Personally, I have always wondered why the National Association of Graduate Teachers was established at all because before NAGRAT appeared on the scene, there was GNAT (mellifluously and felicitously pronounced “NAT”), that is, the Ghana National Association of Teachers, which did and continues to do a far better job of educating our children and grandchildren than the morbidly narcissistic operatives of NAGRAT can barely fathom. In short, I have far more respect for GNAT than I could ever have for NAGRAT, whose constabulary or membership, as far as I have been able to studiously observe, is thoroughly composed of self-serving parasites. Indeed, I have often wondered whether there was any real need for the separate establishment of NAGRAT, rather than simply incorporating NAGRAT into GNAT as a sub-division of the latter.

I have also always been of the demonstrable view that the average Ghanaian public schoolteacher was relatively lazier than his/her counterpart in other parts of the world, including the African continent. The NAGRAT leadership predictably proves this by childishly whining and bitterly complaining that the establishment of the Two-Track/ed or Semester System for our Senior High Schools would necessitate that they also teach on Saturdays which, by the way, has been known for ages to be practiced by many, if not most, of the Francophone African countries, which is also why generally and traditionally the best performing students in Francophone Africa, and the Caribbean and elsewhere, as well, have been known to be much better equipped intellectually and vocationally than their Anglophone counterparts.

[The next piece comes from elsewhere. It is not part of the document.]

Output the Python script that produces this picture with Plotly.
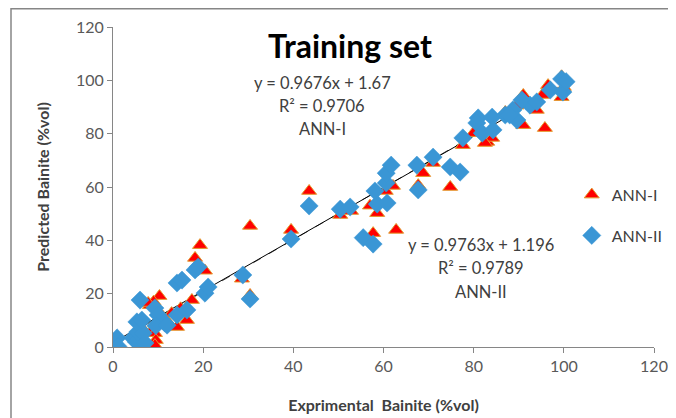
import plotly.graph_objects as go

# ANN-I (red triangles)
ann1_x = [0, 8.2, 10.3, 9.0, 7.8, 13.0, 12.2, 16.4, 14.2, 17.5, 8.7, 9.3, 9.5, 9.3,
          19.3, 18.2, 20.4, 28.6, 30.4, 30.4, 39.5, 43.5, 50.4, 52.8, 57.7, 62.8,
          58.6, 62.1, 67.7, 68.8, 71.0, 74.8, 77.6, 79.9, 83.0, 84.1, 82.5, 87.0,
          91.0, 91.0, 94.0, 95.8, 95.2, 96.5, 99.5, 99.5, 100.0, 57.0, 60.5, 89.5,
          5.5, 11.0, 15.0, 6.5]
ann1_y = [1.5, 15.7, 19.1, 17.0, 16.5, 12.7, 9.4, 10.1, 7.5, 17.6, 6.4, 5.2, 2.6, 0.7,
          38.2, 33.4, 28.6, 25.6, 19.5, 45.4, 43.9, 58.5, 49.5, 51.0, 42.7, 43.9,
          50.2, 60.4, 60.7, 65.2, 69.0, 60.0, 75.7, 80.2, 76.9, 78.4, 76.5, 88.1,
          83.2, 94.5, 88.9, 82.1, 94.5, 98.2, 93.7, 101.5, 97.5, 53.0, 58.5, 90.5,
          4.0, 11.5, 14.5, 7.0]

# ANN-II (blue diamonds)
ann2_x = [0.9, 1.1, 4.4, 5.2, 5.5, 6.7, 7.1, 5.3, 6.4, 6.0, 9.3, 10.0, 11.5, 14.2,
          16.4, 14.2, 15.3, 18.2, 18.9, 20.4, 21.1, 28.8, 30.4, 39.5, 43.5, 50.4,
          52.6, 55.5, 57.7, 58.6, 60.8, 58.1, 60.6, 60.6, 61.7, 67.4, 67.7, 71.0,
          74.8, 77.0, 77.6, 81.0, 80.7, 84.1, 81.9, 84.3, 87.0, 88.7, 89.6, 92.5,
          90.7, 94.0, 97.0, 99.8, 99.5, 100.5, 88.0, 9.5, 12.0]
ann2_y = [3.4, 0.2, 3.4, 1.9, 5.6, 5.2, 1.5, 9.4, 10.1, 17.6, 14.6, 12.0, 9.0, 12.0,
          13.9, 24.0, 25.1, 28.9, 30.0, 20.2, 22.5, 27.0, 18.0, 40.5, 52.9, 51.7,
          52.5, 41.0, 38.6, 53.6, 54.0, 58.5, 61.5, 65.2, 68.2, 68.2, 58.9, 71.2,
          67.5, 65.6, 78.4, 85.9, 84.0, 86.2, 80.2, 81.4, 87.0, 88.9, 85.1, 90.7,
          92.6, 91.9, 96.4, 95.6, 100.5, 99.5, 87.0, 8.0, 8.2]

# trendline coefficients
fit1 = (0.9676, 1.67)
fit2 = (0.9763, 1.196)
fit_x = [0, 100]

x_ticks = [0, 20, 40, 60, 80, 100, 120]
y_ticks = [0, 20, 40, 60, 80, 100, 120]

FONT = "Lato"

fig = go.Figure()
fig.add_trace(go.Scatter(
    x=fit_x, y=[fit2[0] * v + fit2[1] for v in fit_x], mode="lines",
    line=dict(color="#555555", width=1, dash="dash"), showlegend=False, hoverinfo="skip"))
fig.add_trace(go.Scatter(
    x=fit_x, y=[fit1[0] * v + fit1[1] for v in fit_x], mode="lines",
    line=dict(color="black", width=1), showlegend=False, hoverinfo="skip"))
fig.add_trace(go.Scatter(
    x=ann1_x, y=ann1_y, mode="markers", name="ANN-I", legendgroup="a",
    marker=dict(symbol="triangle-up", size=13, color="#FF0000",
                line=dict(color="#E39A2C", width=1))))
fig.add_trace(go.Scatter(
    x=ann2_x, y=ann2_y, mode="markers", name="ANN-II", legendgroup="b",
    marker=dict(symbol="diamond", size=14, color="#3A96D5",
                line=dict(color="#3A96D5", width=0.5))))

axis_common = dict(
    range=[0, 120], tickvals=x_ticks, showgrid=False, zeroline=False,
    showline=True, linecolor="#868686", linewidth=1, automargin=False,
    ticks="outside", ticklen=5, tickcolor="#868686",
    tickfont=dict(family=FONT, size=16, color="#595959"),
)

# page body has an 8px margin: figure is sized/offset to land where the reference is
fig.update_layout(
    width=668, height=410,
    margin=dict(l=105, r=22, t=19, b=71, autoexpand=False),
    paper_bgcolor="white", plot_bgcolor="white",
    font=dict(family=FONT),
    xaxis=dict(**axis_common,
               title=dict(text="<b>Exprimental  Bainite (%vol)</b>", standoff=25,
                          font=dict(family=FONT, size=16, color="#404040"))),
    yaxis=dict(**{**axis_common, "tickvals": y_ticks},
               title=dict(text="<b>Predicted Bainite (%vol)</b>", standoff=22,
                          font=dict(family=FONT, size=16, color="#404040"))),
    legend=dict(x=0.848, y=0.529, xanchor="left", yanchor="top",
                font=dict(family=FONT, size=16, color="#404040"),
                tracegroupgap=17, bgcolor="rgba(0,0,0,0)"),
    showlegend=True,
)

annos = [
    dict(text="<b>Training set</b>", x=350, y=45, size=32, color="black"),
    dict(text="y = 0.9676x + 1.67", x=322, y=83, size=16.5, color="#404040"),
    dict(text="R² = 0.9706", x=322, y=106, size=16.5, color="#404040"),
    dict(text="ANN-I", x=322, y=129, size=16.5, color="#404040"),
    dict(text="y = 0.9763x + 1.196", x=481, y=245, size=16.5, color="#404040"),
    dict(text="R² = 0.9789", x=481, y=268, size=16.5, color="#404040"),
    dict(text="ANN-II", x=481, y=292, size=16.5, color="#404040"),
]
for a in annos:
    fig.add_annotation(
        text=a["text"], xref="paper", yref="paper",
        x=(a["x"] - 113) / 541, y=(347 - a["y"]) / 320,
        xanchor="center", yanchor="middle", showarrow=False,
        font=dict(family=FONT, size=a["size"], color=a["color"]))

# outer chart frame
fig.add_shape(type="rect", xref="paper", yref="paper",
              x0=(11 - 113) / 541, x1=(700 - 113) / 541,
              y0=(347 - 440) / 320, y1=(347 - 8.8) / 320,
              line=dict(color="#868686", width=1.5), fillcolor="rgba(0,0,0,0)",
              layer="below")

fig.write_html("out.html")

If these elitist NAGRAT parasites cannot teach on Saturdays, as a result of willfully and unconscionably colluding and collaborating with the kleptocratic NDC apparatchiks to thoroughly downgrade the quality of Ghana’s public education system, then, of course, they need to immediately vacate their traditionally and putatively sacrificial profession and find themselves other lines of trade. They may be hopelessly too self-infatuated to recognize this, but we are in a “National Emergency,” the likes of which have never been experienced since independence; and these NAGRAT sponges or parasites can decide to either laudably and constructively become part of the solution or shamefully continue to constitute themselves into the crux of the problem. These insufferably pompous NAGRAT operatives have also lost their respect and whatever reputation they may have had, because their reprobate elitism prevents them from recognizing the inalienable right of every able-bodied and intellectually and vocationally capable Ghanaian teenager or young adult of accessing or gaining entry into a Senior High School in the country.